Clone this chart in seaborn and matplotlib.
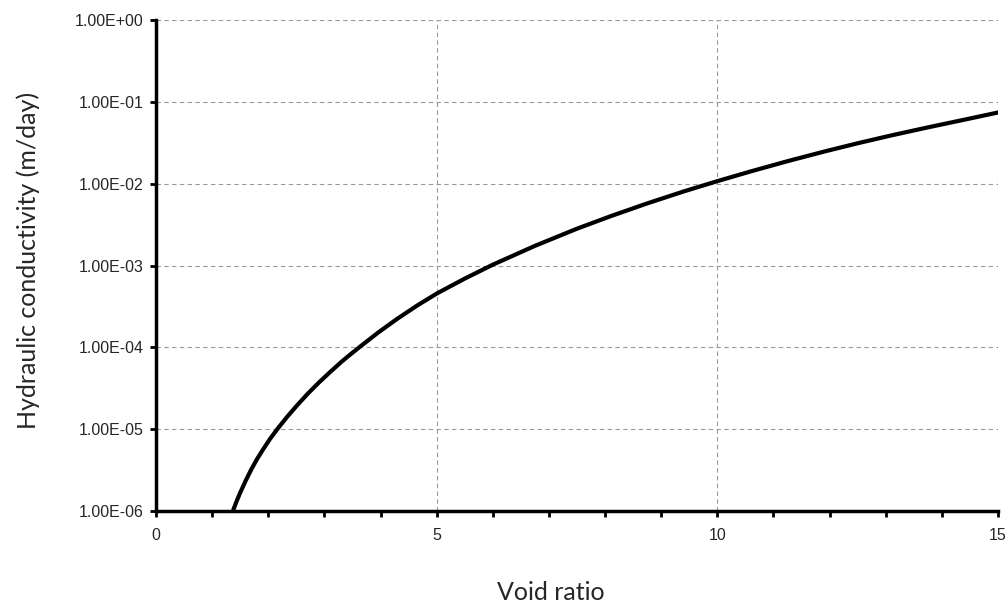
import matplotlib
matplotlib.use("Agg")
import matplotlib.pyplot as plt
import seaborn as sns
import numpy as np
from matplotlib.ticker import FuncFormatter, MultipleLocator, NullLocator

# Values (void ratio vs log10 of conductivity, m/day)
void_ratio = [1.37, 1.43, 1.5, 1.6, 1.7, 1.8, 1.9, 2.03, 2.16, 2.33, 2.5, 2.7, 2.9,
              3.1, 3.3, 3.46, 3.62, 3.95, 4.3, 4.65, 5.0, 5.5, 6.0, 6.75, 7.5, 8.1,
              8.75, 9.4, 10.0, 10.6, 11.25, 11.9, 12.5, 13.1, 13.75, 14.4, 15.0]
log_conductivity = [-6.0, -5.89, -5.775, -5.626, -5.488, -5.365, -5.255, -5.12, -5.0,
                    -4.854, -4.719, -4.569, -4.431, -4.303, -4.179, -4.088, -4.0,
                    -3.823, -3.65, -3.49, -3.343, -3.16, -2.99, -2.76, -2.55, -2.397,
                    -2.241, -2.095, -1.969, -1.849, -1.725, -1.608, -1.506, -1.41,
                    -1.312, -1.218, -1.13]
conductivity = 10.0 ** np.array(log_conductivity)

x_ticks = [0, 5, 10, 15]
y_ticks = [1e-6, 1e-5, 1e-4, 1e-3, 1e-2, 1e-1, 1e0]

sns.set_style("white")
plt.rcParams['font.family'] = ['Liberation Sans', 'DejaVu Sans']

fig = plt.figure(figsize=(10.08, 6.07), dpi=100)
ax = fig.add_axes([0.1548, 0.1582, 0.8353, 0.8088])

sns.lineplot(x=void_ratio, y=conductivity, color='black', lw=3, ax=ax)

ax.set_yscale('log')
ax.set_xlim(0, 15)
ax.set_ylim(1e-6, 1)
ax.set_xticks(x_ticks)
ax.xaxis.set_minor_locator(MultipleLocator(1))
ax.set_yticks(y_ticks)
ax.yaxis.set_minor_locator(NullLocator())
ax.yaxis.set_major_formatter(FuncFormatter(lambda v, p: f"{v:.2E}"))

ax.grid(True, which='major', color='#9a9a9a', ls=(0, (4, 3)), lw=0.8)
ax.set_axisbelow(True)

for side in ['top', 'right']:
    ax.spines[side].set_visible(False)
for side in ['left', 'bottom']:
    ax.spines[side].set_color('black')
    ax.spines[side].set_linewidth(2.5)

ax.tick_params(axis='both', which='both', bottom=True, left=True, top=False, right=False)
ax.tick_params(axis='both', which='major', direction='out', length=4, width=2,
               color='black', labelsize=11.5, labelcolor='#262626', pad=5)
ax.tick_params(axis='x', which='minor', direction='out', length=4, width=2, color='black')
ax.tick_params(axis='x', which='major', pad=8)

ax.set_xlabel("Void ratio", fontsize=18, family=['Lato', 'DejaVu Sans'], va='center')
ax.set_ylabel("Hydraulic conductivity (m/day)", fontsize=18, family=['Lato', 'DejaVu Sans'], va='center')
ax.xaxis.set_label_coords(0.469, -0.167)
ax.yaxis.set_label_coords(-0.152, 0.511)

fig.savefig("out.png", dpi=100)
--------------------------------------------------
* **Written exercise**:
Please quote the lines of the material, beginning with the first and ending with the one that contains "color='black', lw=3, ax=ax)", exactly as written and without any pictures.

* **Response to this task**:
Clone this chart in seaborn and matplotlib.
import matplotlib
matplotlib.use("Agg")
import matplotlib.pyplot as plt
import seaborn as sns
import numpy as np
from matplotlib.ticker import FuncFormatter, MultipleLocator, NullLocator

# Values (void ratio vs log10 of conductivity, m/day)
void_ratio = [1.37, 1.43, 1.5, 1.6, 1.7, 1.8, 1.9, 2.03, 2.16, 2.33, 2.5, 2.7, 2.9,
              3.1, 3.3, 3.46, 3.62, 3.95, 4.3, 4.65, 5.0, 5.5, 6.0, 6.75, 7.5, 8.1,
              8.75, 9.4, 10.0, 10.6, 11.25, 11.9, 12.5, 13.1, 13.75, 14.4, 15.0]
log_conductivity = [-6.0, -5.89, -5.775, -5.626, -5.488, -5.365, -5.255, -5.12, -5.0,
                    -4.854, -4.719, -4.569, -4.431, -4.303, -4.179, -4.088, -4.0,
                    -3.823, -3.65, -3.49, -3.343, -3.16, -2.99, -2.76, -2.55, -2.397,
                    -2.241, -2.095, -1.969, -1.849, -1.725, -1.608, -1.506, -1.41,
                    -1.312, -1.218, -1.13]
conductivity = 10.0 ** np.array(log_conductivity)

x_ticks = [0, 5, 10, 15]
y_ticks = [1e-6, 1e-5, 1e-4, 1e-3, 1e-2, 1e-1, 1e0]

sns.set_style("white")
plt.rcParams['font.family'] = ['Liberation Sans', 'DejaVu Sans']

fig = plt.figure(figsize=(10.08, 6.07), dpi=100)
ax = fig.add_axes([0.1548, 0.1582, 0.8353, 0.8088])

sns.lineplot(x=void_ratio, y=conductivity, color='black', lw=3, ax=ax)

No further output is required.